En période de récession, l’or est toujours apparu comme un actif refuge permettant notamment de se couvrir contre le risque de chute des marchés. Depuis plus d’un demi-siècle et dans la plupart des cas, son cours affiche une hausse lors des périodes de récession. Pendant la crise des subprimes notamment, le métal jaune a connu une forte attractivité : la demande n’a cessé d’augmenter et son cours a doublé en 4 ans (entre 2007 et 2011).

La contraction de l’activité économique en 2020 avait par ailleurs entraîné un afflux de la demande, permettant à l’or d’atteindre un nouveau sommet. Et le retour de l’inflation en 2021 a continuellement tiré l’or à la hausse jusqu’à aujourd’hui. Alors que la récession actuelle est couplée à une forte inflation, la demande pour l’or devrait donc d’autant plus augmenter.
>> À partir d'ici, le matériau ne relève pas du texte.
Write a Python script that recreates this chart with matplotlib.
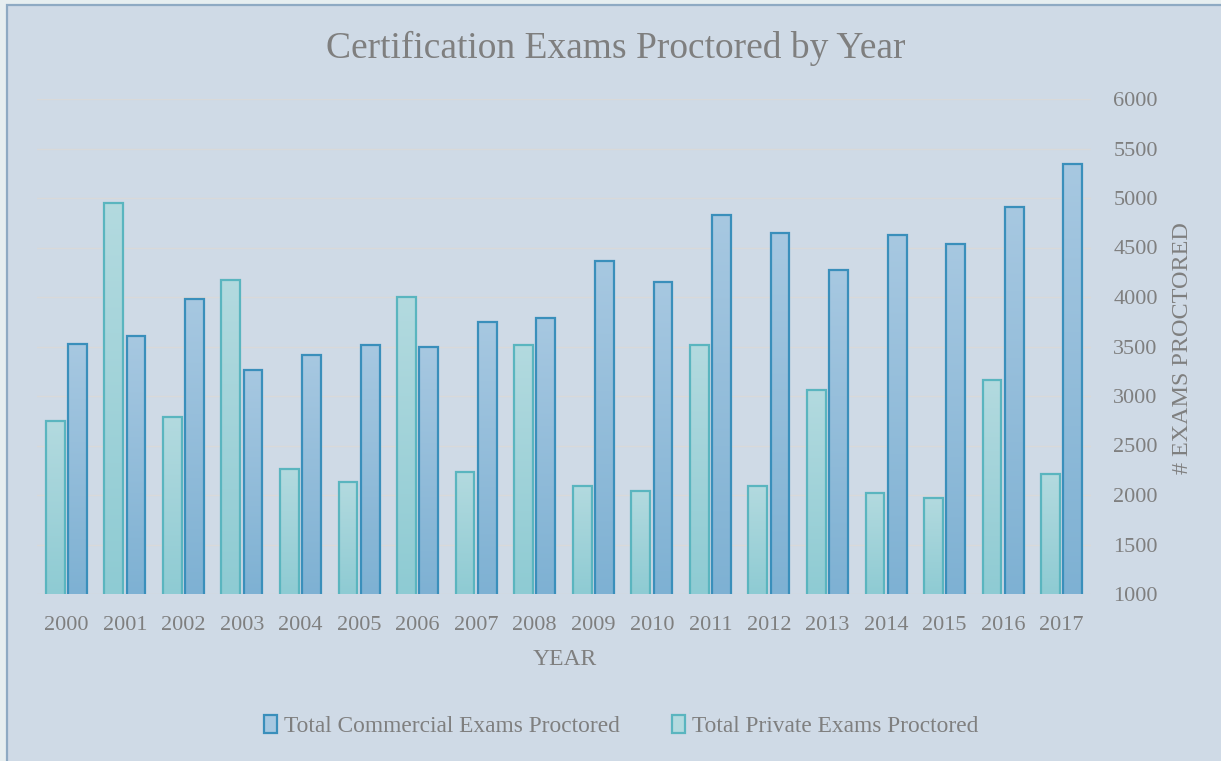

En ce qui concerne l’argent, l’évolution reste incertaine. Bien que son cours eût, lui aussi, drastiquement augmenté lors de la crise de 2007-2008, l’argent se comporte globalement moins bien en période de récession. Au cours des cinq dernières décennies, son cours n'a surpassé le S&P500 que lors de trois des huit récessions : 1973, 1981 et 2007. Le marché de l’argent reste particulièrement volatil en raison de sa taille plus petite. Étant donné qu’il est utilisé dans de nombreux produits industriels (en particulier dans le domaine énergétique : réacteur nucléaire, panneaux solaires…), une chute de l’activité économique est toujours susceptible d’entraîner des effets inattendus sur le cours de l’argent.

À court et moyen-terme, l’or devrait pour tout le moins poursuivre sa tendance haussière. La persistance de l’inflation dans les économies occidentales, les tensions géopolitiques, le ralentissement économique mondial, et le retour du protectionnisme sont tant de facteurs qui laissent penser que la demande continuera d’augmenter dans les mois à venir. Ces phénomènes sont mondiaux et incitent donc par extension l’ensemble des investisseurs internationaux à s’orienter vers le métal jaune.